Uma paciente cheia de queixas - Parte 1
Parte 1:
A Sra. NSL, 38 anos, solteira, empregada domestica, ao ser
indagada sobre o motivo da consulta respondeu: "Tenho um tanto de
problemas".
Realmente, apesar do excelente estado geral, ao longo da
consulta ela referiu várias queixas: pele seca, fraqueza no braço esquerdo,
tontura, *cefaleia, olhos irritados, vermelhos e coçando, alergia a
produtos de limpeza, bolinhas na
garganta, ofegante com facilidade mesmo ao caminhar normalmente, batedeira,
teme problemas de coração, pernas e pés pesados e com dor em locais variados,
caroço na mama há 20 anos, menstruação irregular, mioma, útero virado, memória
falhando, pressão alta, dor na perna esquerda e nas cadeiras, enjôo, estômago
azeda, intestino preso, barriga inchada e dor para evacuar. Em determinado
momento, inclusive, chorou ao se lembrar do irmão que falecera de acidente e
mencionou que nos períodos em que utilizava regularmente um antidepressivo
grande parte dos sintomas melhorava (embora outros piorassem).

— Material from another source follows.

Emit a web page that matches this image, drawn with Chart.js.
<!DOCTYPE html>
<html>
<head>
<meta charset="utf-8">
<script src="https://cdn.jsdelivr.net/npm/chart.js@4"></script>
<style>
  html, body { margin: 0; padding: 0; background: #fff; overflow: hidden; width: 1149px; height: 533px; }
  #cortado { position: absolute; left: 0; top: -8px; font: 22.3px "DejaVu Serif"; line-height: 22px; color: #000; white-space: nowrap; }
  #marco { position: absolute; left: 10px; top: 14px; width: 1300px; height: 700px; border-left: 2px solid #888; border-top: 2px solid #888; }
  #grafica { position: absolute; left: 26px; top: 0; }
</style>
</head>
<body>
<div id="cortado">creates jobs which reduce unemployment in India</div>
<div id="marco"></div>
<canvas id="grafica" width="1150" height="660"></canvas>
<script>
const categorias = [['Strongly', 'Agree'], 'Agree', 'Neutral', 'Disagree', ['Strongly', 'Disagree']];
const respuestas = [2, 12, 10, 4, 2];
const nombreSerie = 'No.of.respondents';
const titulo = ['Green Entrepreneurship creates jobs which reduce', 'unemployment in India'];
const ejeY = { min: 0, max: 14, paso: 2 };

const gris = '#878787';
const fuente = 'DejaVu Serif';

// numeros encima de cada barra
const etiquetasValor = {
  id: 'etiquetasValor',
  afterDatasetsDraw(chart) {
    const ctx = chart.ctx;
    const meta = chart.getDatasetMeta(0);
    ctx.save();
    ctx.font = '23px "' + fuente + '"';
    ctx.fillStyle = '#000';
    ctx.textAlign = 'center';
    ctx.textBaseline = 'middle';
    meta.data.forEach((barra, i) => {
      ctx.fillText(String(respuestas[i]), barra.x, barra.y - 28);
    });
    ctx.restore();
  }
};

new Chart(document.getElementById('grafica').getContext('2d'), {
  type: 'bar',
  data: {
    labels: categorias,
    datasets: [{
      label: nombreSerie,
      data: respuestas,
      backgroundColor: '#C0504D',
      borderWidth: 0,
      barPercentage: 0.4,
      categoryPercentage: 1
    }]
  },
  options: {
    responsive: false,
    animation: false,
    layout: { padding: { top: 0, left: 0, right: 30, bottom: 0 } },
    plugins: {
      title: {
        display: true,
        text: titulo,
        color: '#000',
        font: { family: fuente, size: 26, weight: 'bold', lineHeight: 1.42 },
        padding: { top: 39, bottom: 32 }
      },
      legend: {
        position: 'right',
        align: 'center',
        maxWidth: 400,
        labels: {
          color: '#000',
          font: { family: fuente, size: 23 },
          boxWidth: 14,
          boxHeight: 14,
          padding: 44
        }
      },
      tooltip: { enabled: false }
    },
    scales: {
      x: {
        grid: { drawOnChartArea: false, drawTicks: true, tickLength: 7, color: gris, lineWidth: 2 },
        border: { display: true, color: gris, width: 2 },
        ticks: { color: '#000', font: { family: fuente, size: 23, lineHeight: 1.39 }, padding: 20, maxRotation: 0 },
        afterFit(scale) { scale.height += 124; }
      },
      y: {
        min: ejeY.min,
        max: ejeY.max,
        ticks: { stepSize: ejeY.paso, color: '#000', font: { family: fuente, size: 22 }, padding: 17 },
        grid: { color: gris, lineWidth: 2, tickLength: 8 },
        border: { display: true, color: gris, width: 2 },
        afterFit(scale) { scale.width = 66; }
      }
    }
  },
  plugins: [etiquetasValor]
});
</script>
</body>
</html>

1) Antes de continuar a ler, pense um pouco: qual a sua primeira
impressão sobre o caso?
Logo no início da consulta, ao ser indagada sobre qual o
problema que mais a incomodava ultimamente, ela mencionou "o
estômago". Segundo os dados obtidos pelo aluno, há muitos anos ela tem
sentido náuseas e desconforto epigástrico quando permanece muitas horas sem se
alimentar. Ela sente que o "estômago azeda, queima muito, a barriga
puxa" e ela só melhora depois de "vomitar uma gosma verde". O
quadro pode durar até dois a três dias. Não ocorre diariamente, e é mais
frequente quando está ansiosa: "se fico nervosa, ataca"; "não
sei brigar, se fico com raiva vem uma dor de cabeça e mal estar". Ocorre
ainda se ela ingere torresmo, macarrão com molho branco, refrigerante, alguns
queijos, enlatados e alimentos com creme de leite. Algumas crises surgem se ela
ingerir bebidas alcoólicas (que ela consome apenas em pequenas quantidades).

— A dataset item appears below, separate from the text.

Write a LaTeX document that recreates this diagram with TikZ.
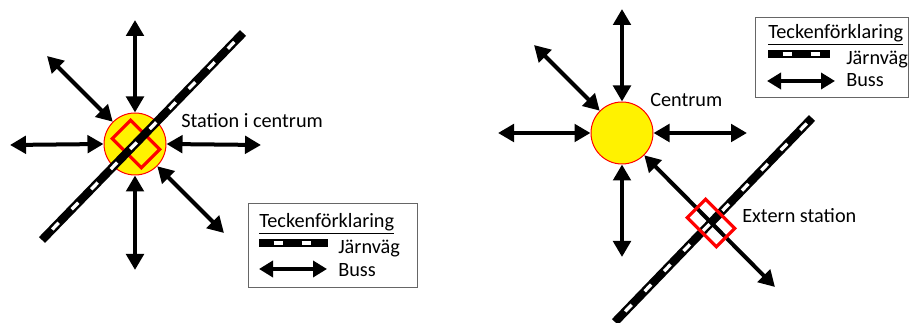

Apesar disto, ela cozinha com gordura de porco e sua dieta habitual inclui
batatas fritas, mandioca, bolos e biscoitos,
mas não frutas e verduras.
Ela já tentou se tratar com chás de folha de mamão e boldo,
analgésicos e medicamentos para digestão, mas não resolvem. Entretanto, há
períodos em que ela permanece assintomática, por controlar a dieta e os
horários de alimentação.
Por estas queixas ela já realizou uma
esofagogastroduodenoscopia, que revelou "gastrite nervosa". Ela já
tentou se consultar com um gastroenterologista, mas "nunca
conseguiu".
Vamos interromper a anamnese por um momento, e começar o *raciocínio clínico.
2) O que sugere que os sintomas do "estômago" não
são provocados por uma neoplasia gástrica?
3) A paciente apresenta sintomas e sinais de
alerta para doenças graves?
4) Existe mesmo "gastrite nervosa"? O que há por
trás deste diagnóstico (do ponto de vista do médico e do paciente)? Pensando na *relação médico-paciente, qual seria sua conduta sobre este diagnóstico?
5) Você acha que o diagnóstico da Sra. NSL poderia ser
"*dispepsia funcional" (presença de sintomas digestivos, muitas vezes
associados a problemas emocionais, sem causa específica e sem evidência de
doenças orgânicas detectáveis por exames)?